(Data records)

▼▼▼

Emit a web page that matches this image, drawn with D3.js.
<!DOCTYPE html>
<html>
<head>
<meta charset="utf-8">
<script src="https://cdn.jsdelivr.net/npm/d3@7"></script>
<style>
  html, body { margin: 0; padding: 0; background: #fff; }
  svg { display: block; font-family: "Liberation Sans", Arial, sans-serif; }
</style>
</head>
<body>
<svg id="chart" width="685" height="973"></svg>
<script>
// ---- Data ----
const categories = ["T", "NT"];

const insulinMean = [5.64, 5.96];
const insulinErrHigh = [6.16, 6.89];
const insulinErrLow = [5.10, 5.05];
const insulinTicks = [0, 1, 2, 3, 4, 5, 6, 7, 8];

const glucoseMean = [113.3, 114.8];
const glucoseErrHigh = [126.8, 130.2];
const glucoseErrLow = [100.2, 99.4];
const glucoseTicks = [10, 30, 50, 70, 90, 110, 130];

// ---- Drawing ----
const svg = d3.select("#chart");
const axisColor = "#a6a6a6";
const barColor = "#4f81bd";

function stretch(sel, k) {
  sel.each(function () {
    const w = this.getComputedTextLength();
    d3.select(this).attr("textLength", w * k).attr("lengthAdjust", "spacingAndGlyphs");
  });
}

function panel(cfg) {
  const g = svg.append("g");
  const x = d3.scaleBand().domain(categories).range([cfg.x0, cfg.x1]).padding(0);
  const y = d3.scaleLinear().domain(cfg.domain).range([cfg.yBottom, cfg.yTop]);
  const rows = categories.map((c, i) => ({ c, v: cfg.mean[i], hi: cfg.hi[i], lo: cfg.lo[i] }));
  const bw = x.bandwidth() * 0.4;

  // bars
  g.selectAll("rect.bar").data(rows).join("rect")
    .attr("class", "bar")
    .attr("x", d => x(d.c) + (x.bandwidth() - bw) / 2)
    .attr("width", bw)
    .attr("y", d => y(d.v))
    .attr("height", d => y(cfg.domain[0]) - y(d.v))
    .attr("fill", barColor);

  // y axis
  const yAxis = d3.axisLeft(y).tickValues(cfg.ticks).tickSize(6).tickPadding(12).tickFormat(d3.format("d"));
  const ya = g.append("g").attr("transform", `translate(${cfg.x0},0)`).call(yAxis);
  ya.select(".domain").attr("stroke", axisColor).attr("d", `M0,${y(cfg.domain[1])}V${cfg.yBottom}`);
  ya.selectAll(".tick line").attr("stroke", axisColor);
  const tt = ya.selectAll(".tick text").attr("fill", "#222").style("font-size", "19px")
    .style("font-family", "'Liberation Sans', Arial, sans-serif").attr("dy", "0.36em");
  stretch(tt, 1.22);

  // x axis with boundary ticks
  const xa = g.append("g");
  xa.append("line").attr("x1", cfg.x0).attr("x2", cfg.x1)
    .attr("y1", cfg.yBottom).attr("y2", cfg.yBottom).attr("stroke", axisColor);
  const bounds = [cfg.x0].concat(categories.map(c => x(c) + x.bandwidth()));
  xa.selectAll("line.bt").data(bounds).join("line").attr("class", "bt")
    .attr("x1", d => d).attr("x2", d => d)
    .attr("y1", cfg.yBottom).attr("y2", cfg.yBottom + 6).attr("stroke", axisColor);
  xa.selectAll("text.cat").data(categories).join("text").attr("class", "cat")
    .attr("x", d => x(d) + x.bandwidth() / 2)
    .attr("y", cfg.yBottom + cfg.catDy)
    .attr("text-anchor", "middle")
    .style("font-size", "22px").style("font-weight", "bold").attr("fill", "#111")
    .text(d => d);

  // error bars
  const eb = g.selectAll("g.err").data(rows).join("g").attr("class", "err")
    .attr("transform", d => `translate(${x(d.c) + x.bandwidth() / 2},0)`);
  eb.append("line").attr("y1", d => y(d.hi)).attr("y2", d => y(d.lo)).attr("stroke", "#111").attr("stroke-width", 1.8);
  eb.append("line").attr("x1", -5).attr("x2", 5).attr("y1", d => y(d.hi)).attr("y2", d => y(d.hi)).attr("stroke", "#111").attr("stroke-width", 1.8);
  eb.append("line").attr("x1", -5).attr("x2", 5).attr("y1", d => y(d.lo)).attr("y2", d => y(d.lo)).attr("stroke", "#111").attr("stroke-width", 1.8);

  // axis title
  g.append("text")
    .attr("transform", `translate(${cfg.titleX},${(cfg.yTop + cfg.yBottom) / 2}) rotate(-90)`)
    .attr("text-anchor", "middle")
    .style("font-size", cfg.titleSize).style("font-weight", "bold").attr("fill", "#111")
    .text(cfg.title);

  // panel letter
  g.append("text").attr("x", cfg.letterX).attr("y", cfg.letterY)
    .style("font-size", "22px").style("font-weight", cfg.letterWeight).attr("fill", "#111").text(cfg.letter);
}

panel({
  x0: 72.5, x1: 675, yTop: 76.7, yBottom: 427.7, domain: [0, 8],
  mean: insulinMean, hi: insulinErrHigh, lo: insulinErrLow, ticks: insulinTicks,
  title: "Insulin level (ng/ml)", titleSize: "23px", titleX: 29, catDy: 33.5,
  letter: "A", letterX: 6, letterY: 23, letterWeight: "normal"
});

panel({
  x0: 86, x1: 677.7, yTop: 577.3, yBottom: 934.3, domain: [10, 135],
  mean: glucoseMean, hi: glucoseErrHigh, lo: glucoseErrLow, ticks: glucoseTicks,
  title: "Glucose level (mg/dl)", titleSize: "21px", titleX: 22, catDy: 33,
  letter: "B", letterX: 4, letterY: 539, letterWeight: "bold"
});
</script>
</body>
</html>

▲▲▲
▼▼▼

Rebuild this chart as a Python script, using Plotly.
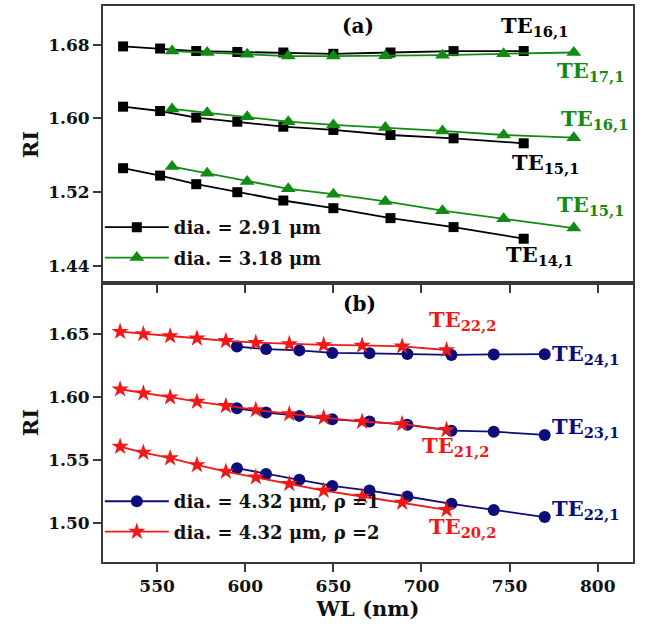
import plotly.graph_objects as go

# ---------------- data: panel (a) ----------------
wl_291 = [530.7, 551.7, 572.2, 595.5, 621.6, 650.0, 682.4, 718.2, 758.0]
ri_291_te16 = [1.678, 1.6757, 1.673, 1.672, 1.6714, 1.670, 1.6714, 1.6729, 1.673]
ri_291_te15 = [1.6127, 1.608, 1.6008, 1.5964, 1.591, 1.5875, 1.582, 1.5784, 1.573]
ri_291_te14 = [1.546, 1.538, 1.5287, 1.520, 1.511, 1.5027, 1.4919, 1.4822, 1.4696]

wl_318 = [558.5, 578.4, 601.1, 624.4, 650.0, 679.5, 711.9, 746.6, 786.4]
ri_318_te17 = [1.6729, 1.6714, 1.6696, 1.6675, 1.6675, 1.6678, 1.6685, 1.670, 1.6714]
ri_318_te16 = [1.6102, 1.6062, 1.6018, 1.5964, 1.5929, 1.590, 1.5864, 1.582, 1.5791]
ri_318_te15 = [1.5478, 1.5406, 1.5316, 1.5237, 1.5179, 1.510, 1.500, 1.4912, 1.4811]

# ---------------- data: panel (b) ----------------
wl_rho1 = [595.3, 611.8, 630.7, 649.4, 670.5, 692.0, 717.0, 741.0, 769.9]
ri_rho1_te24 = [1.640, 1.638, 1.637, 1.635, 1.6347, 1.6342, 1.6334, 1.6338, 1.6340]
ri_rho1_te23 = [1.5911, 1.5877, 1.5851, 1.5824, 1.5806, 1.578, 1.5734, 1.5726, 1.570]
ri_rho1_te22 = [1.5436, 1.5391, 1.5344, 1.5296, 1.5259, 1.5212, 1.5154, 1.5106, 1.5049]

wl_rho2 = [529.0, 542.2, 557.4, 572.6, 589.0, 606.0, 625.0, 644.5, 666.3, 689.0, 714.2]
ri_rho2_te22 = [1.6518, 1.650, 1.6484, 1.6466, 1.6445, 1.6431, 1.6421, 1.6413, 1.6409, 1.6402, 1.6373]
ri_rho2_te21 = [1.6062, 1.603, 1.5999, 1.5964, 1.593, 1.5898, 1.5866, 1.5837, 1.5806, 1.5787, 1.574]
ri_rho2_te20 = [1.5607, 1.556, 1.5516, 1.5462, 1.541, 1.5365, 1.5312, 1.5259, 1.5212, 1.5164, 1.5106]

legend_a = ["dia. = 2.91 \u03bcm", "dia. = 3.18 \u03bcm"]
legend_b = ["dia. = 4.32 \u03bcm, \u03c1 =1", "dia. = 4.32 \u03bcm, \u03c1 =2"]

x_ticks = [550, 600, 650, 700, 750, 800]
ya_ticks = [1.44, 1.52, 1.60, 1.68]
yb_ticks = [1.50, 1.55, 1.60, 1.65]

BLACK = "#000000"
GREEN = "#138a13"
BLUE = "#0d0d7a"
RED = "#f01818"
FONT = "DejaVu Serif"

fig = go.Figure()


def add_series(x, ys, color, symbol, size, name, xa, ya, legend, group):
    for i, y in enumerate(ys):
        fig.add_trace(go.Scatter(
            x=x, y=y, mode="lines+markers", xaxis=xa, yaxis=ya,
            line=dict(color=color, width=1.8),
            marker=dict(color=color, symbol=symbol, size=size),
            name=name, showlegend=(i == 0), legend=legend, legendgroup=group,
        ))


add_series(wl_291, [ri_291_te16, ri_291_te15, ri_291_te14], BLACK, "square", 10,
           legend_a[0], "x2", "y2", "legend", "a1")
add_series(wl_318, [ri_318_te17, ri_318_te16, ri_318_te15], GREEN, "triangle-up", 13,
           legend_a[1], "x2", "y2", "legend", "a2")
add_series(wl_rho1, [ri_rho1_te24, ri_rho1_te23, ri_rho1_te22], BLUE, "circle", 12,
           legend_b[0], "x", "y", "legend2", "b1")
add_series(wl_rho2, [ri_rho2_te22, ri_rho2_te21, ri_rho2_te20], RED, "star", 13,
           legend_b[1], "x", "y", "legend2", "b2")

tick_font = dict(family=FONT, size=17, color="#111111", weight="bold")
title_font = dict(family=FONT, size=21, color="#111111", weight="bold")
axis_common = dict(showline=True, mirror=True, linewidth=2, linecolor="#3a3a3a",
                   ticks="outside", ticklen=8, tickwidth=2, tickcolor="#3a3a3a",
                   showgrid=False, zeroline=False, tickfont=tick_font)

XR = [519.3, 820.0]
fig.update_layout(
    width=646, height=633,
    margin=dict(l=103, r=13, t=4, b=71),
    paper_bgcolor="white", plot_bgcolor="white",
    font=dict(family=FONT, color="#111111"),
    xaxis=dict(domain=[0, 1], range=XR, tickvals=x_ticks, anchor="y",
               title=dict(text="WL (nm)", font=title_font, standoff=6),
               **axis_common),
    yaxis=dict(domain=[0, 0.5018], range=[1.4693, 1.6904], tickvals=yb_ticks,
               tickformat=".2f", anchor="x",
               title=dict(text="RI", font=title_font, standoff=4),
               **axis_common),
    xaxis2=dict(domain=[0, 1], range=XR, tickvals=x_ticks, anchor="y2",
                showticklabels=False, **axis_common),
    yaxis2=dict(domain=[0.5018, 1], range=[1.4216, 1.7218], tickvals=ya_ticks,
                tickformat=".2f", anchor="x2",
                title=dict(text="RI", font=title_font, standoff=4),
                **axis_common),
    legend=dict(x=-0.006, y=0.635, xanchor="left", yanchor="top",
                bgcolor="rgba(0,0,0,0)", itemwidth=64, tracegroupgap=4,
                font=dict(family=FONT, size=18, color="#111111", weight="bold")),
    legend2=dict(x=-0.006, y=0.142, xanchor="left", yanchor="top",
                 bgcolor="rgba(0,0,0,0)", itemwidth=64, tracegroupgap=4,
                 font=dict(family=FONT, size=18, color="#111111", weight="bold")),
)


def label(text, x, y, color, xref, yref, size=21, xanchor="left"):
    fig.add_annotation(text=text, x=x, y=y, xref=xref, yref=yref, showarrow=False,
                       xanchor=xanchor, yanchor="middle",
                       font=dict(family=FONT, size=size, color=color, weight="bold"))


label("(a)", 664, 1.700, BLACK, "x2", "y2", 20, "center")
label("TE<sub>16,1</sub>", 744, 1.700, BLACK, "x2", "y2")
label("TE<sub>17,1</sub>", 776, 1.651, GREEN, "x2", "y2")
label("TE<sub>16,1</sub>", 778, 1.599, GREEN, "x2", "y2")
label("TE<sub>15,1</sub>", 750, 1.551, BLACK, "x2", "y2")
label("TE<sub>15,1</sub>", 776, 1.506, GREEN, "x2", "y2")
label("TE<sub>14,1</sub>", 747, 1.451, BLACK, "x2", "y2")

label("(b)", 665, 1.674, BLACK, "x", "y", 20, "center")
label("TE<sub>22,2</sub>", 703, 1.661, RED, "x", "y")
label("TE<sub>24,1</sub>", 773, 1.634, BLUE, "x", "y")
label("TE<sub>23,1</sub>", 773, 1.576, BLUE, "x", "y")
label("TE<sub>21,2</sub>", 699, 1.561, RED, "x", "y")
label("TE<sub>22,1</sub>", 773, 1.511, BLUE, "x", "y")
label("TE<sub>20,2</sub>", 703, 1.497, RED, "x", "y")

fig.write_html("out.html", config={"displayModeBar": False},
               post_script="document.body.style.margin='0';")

▲▲▲

- _WORK INSTRUCTIONS_
Provide only the count of lines in the data above that include the string "with".

- _RESULT FOR THIS EXERCISE_
2